The Adventures of Mabel
- Author: Harry Thurston Peck (as Rafford Pyke)
- Publication date: January 1, 1896

= The Adventures of Mabel =

1896 novel by Harry Thurston Peck

The Adventures of Mabel is a children's fantasy novel by Harry Thurston Peck, first published in 1897 under the pseudonym Rafford Pyke.

== Plot ==
The story is about Mabel, a five-year-old girl who helps the King of all the lizards and is rewarded with the ability to converse with animals. She also meets giants and brownies.

==History==
The first edition of The Adventures of Mabel was published in 1897 by Dodd, Mead & Co. under the pseudonym "Rafford Pyke" with illustrations by Melanie Elisabeth Norton. At the time, Peck was the editor of The Bookman, a literary journal which published an effusive review of The Adventures of Mabel in December 1897 under the byline Nicholas Brown, and had previously published an article under Peck's name announcing the book's release by "Pyke". The conflicts of interest were not disclosed.
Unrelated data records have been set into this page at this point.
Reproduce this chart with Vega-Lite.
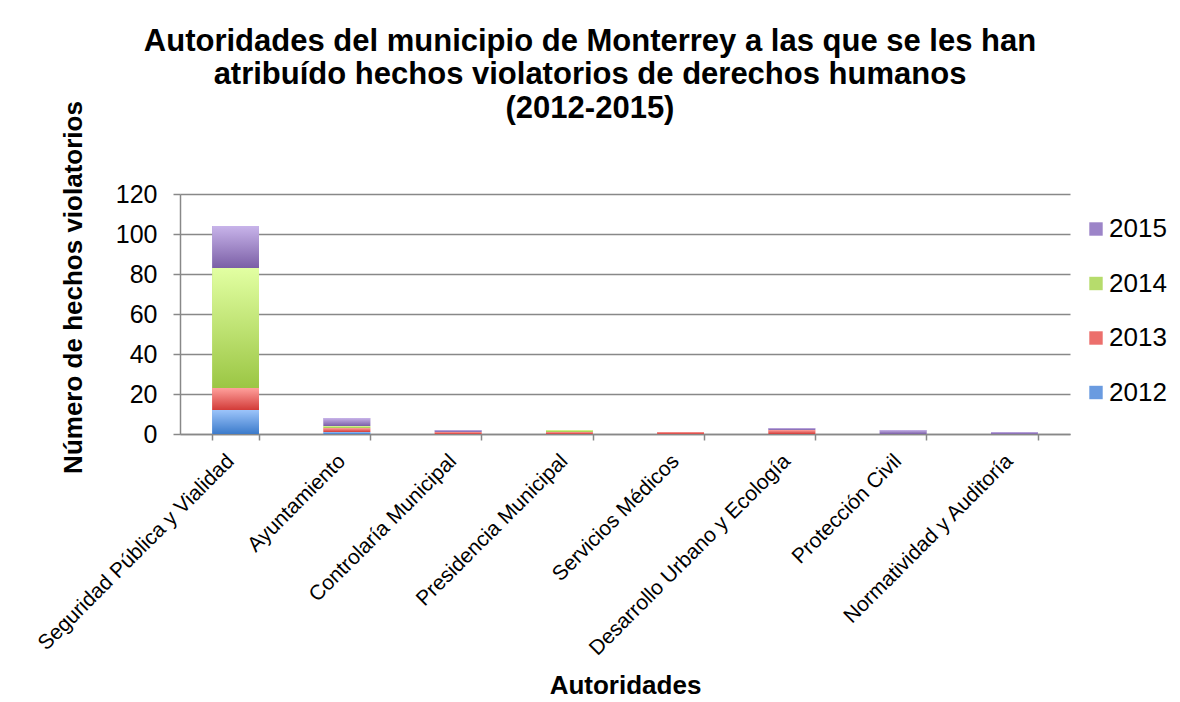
{
  "$schema": "https://vega.github.io/schema/vega-lite/v6.json",
  "width": 890,
  "height": 240,
  "autosize": {"type": "none"},
  "padding": {"left": 180, "top": 194, "right": 110, "bottom": 268},
  "background": "white",
  "title": {
    "text": ["Autoridades del municipio de Monterrey a las que se les han", "atribuído hechos violatorios de derechos humanos", "(2012-2015)"],
    "font": "Liberation Sans",
    "fontSize": 31,
    "fontWeight": "bold",
    "lineHeight": 33.3,
    "color": "black",
    "anchor": "middle",
    "frame": "group",
    "dx": -35,
    "dy": 34,
    "offset": 10
  },
  "data": {
    "values": [
      {"autoridad": "Seguridad Pública y Vialidad", "year": "2012", "value": 12},
      {"autoridad": "Seguridad Pública y Vialidad", "year": "2013", "value": 11},
      {"autoridad": "Seguridad Pública y Vialidad", "year": "2014", "value": 60},
      {"autoridad": "Seguridad Pública y Vialidad", "year": "2015", "value": 21},
      {"autoridad": "Ayuntamiento", "year": "2012", "value": 1},
      {"autoridad": "Ayuntamiento", "year": "2013", "value": 2},
      {"autoridad": "Ayuntamiento", "year": "2014", "value": 1},
      {"autoridad": "Ayuntamiento", "year": "2015", "value": 4},
      {"autoridad": "Controlaría Municipal", "year": "2013", "value": 1},
      {"autoridad": "Controlaría Municipal", "year": "2015", "value": 1},
      {"autoridad": "Presidencia Municipal", "year": "2013", "value": 1},
      {"autoridad": "Presidencia Municipal", "year": "2014", "value": 1},
      {"autoridad": "Servicios Médicos", "year": "2013", "value": 1},
      {"autoridad": "Desarrollo Urbano y Ecología", "year": "2013", "value": 2},
      {"autoridad": "Desarrollo Urbano y Ecología", "year": "2015", "value": 1},
      {"autoridad": "Protección Civil", "year": "2015", "value": 2},
      {"autoridad": "Normatividad y Auditoría", "year": "2015", "value": 1}
    ]
  },
  "transform": [
    {"stack": "value", "groupby": ["autoridad"], "sort": [{"field": "year", "order": "ascending"}], "as": ["y0", "y1"]}
  ],
  "encoding": {
    "x": {
      "field": "autoridad",
      "type": "nominal",
      "sort": ["Seguridad Pública y Vialidad", "Ayuntamiento", "Controlaría Municipal", "Presidencia Municipal", "Servicios Médicos", "Desarrollo Urbano y Ecología", "Protección Civil", "Normatividad y Auditoría"],
      "scale": {"paddingInner": 0.58, "paddingOuter": 0.29},
      "axis": {
        "title": "Autoridades",
        "titleFont": "Liberation Sans",
        "titleFontSize": 26,
        "titleFontWeight": "bold",
        "titleColor": "black",
        "titleBaseline": "alphabetic",
        "titleY": 259,
        "labelAngle": -45,
        "labelFont": "Liberation Sans",
        "labelFontSize": 21,
        "labelColor": "black",
        "labelLimit": 0,
        "labelPadding": 10,
        "labelOffset": -13,
        "tickBand": "extent",
        "tickColor": "#888888",
        "tickWidth": 1.5,
        "tickSize": 6,
        "domainColor": "#888888",
        "domainWidth": 1.5,
        "grid": false
      }
    },
    "y": {
      "field": "y0",
      "type": "quantitative",
      "scale": {"domain": [0, 120]},
      "axis": {
        "title": "Número de hechos violatorios",
        "titleFont": "Liberation Sans",
        "titleFontSize": 26,
        "titleFontWeight": "bold",
        "titleColor": "black",
        "titleAngle": -90,
        "titleAlign": "center",
        "titleBaseline": "bottom",
        "titleX": -94,
        "titleY": 93,
        "values": [0, 20, 40, 60, 80, 100, 120],
        "labelFont": "Liberation Sans",
        "labelFontSize": 25,
        "labelColor": "black",
        "labelPadding": 16,
        "tickColor": "#888888",
        "tickWidth": 1.5,
        "tickSize": 7,
        "domainColor": "#888888",
        "domainWidth": 1.5,
        "gridColor": "#888888",
        "gridWidth": 1.5
      }
    },
    "y2": {"field": "y1"}
  },
  "layer": [
    {
      "mark": {"type": "bar"},
      "encoding": {
        "color": {
          "field": "year",
          "type": "nominal",
          "scale": {"domain": ["2015", "2014", "2013", "2012"], "range": ["#9c84c8", "#b6dc6c", "#ec6f6c", "#6a9be0"]},
          "legend": {
            "title": null,
            "orient": "none",
            "legendX": 903,
            "legendY": 22,
            "symbolType": "square",
            "symbolSize": 180,
            "symbolStrokeWidth": 0,
            "labelFont": "Liberation Sans",
            "labelFontSize": 26,
            "labelColor": "black",
            "labelOffset": 0,
            "rowPadding": 28.5
          }
        }
      }
    },
    {
      "transform": [{"filter": "datum.year === '2012'"}],
      "mark": {"type": "bar", "fill": {"gradient": "linear", "x1": 0, "y1": 0, "x2": 0, "y2": 1, "stops": [{"offset": 0, "color": "#9cc4fa"}, {"offset": 1, "color": "#3c7bcb"}]}}
    },
    {
      "transform": [{"filter": "datum.year === '2013'"}],
      "mark": {"type": "bar", "fill": {"gradient": "linear", "x1": 0, "y1": 0, "x2": 0, "y2": 1, "stops": [{"offset": 0, "color": "#ffa09c"}, {"offset": 1, "color": "#d23b38"}]}}
    },
    {
      "transform": [{"filter": "datum.year === '2014'"}],
      "mark": {"type": "bar", "fill": {"gradient": "linear", "x1": 0, "y1": 0, "x2": 0, "y2": 1, "stops": [{"offset": 0, "color": "#e2ffa2"}, {"offset": 1, "color": "#9bc644"}]}}
    },
    {
      "transform": [{"filter": "datum.year === '2015'"}],
      "mark": {"type": "bar", "fill": {"gradient": "linear", "x1": 0, "y1": 0, "x2": 0, "y2": 1, "stops": [{"offset": 0, "color": "#c8b4ea"}, {"offset": 1, "color": "#7b5fa6"}]}}
    }
  ],
  "config": {
    "view": {"stroke": null},
    "font": "Liberation Sans"
  }
}
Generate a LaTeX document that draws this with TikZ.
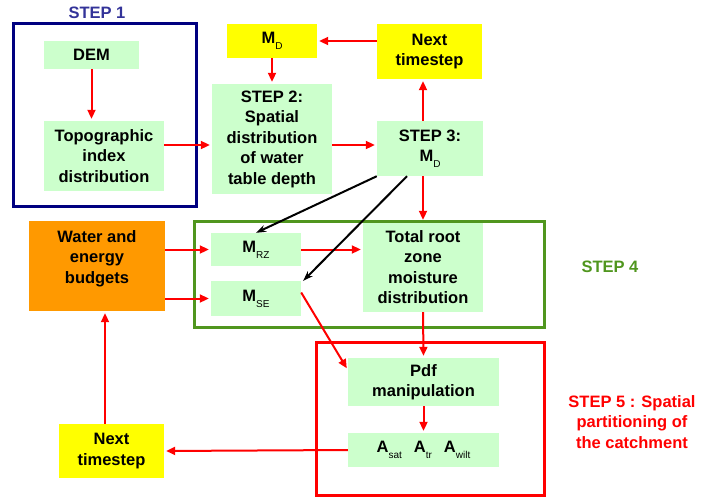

When The Adventures of Mabel was mentioned in the episode "Mabel" of the television show Better Call Saul as a childhood book beloved by protagonist Jimmy McGill, commentators noted parallels between Peck's and McGill's uses of pseudonyms, and compared the development of McGill's plot arc to the real-life fate of Peck, who died by suicide in 1914 after being cut off by literary colleagues in the fallout from an alleged love affair.

== Reception ==
Kirkus Reviews stated that the book may entertain young children. This sentiment was echoed by The New York Times, which lauded the book for young readers. The illustrations were praised by The Evangelist as "original and amusing". Kirkus criticised the book's word choice and loosely connected structure. The imagination of the book was described by The Critic as infantile, and its story was criticised by The Nation.